It's not a general stupidity that has gotten hold, or even a lack of respect for soldiers in general (the Rememberance Day ceremony is always packed).  I think it's a lot more to do with not knowing anything about today's CF, and falling back on stereotypes instead of trying to find out what's really going on.  This can be extended to lots of protest groups (ie. a pamphlet that said we shoud stop eating eggs, because you kill a chick eveytime you crack one open), so don't feel alone out there.  

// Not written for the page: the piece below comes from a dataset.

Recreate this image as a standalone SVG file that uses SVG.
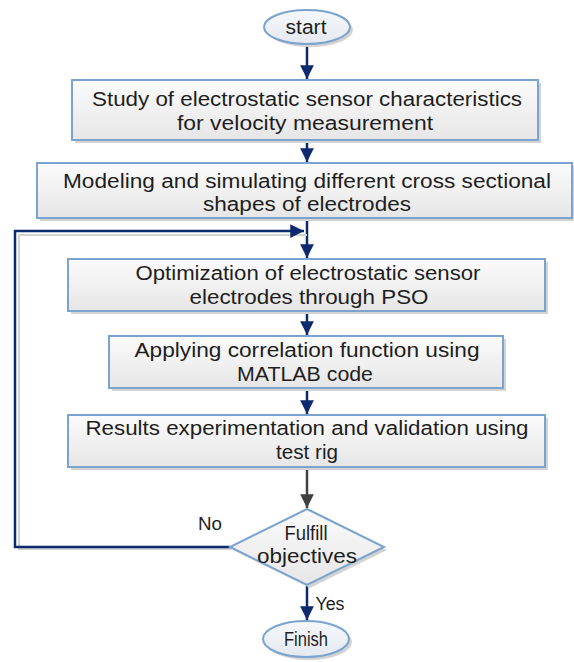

The protestors, in my opinion, are still friggin' idiots with their heads so far up their a$$es that they're practically inside-out.  But they're also scared little children trying to find their way without someone to hold their hand.  Just as the hippies of yesteryear became the Establishment of today, someday me peers will out-grow this phase and, hopefully, realize the great work our soldiers do.

Anyhoo, the DND is recruiting 'defense scientists', whatever the hell that is, on campus (UofA) next Monday.  I doubt there will be any huge protest, but should be interesting to see what happens here as opposed to other places.  I may go throw rocks at hippies, just for a stress releaver. >


----------



## paracowboy (17 Nov 2005)

meg said:
			
		

> I may go throw rocks at hippies, just for a stress releaver.


 *BWAAAAHAHAHAHAHAA!*


----------



## TCBF (17 Nov 2005)

"I may go throw rocks at hippies, just for a stress releaver."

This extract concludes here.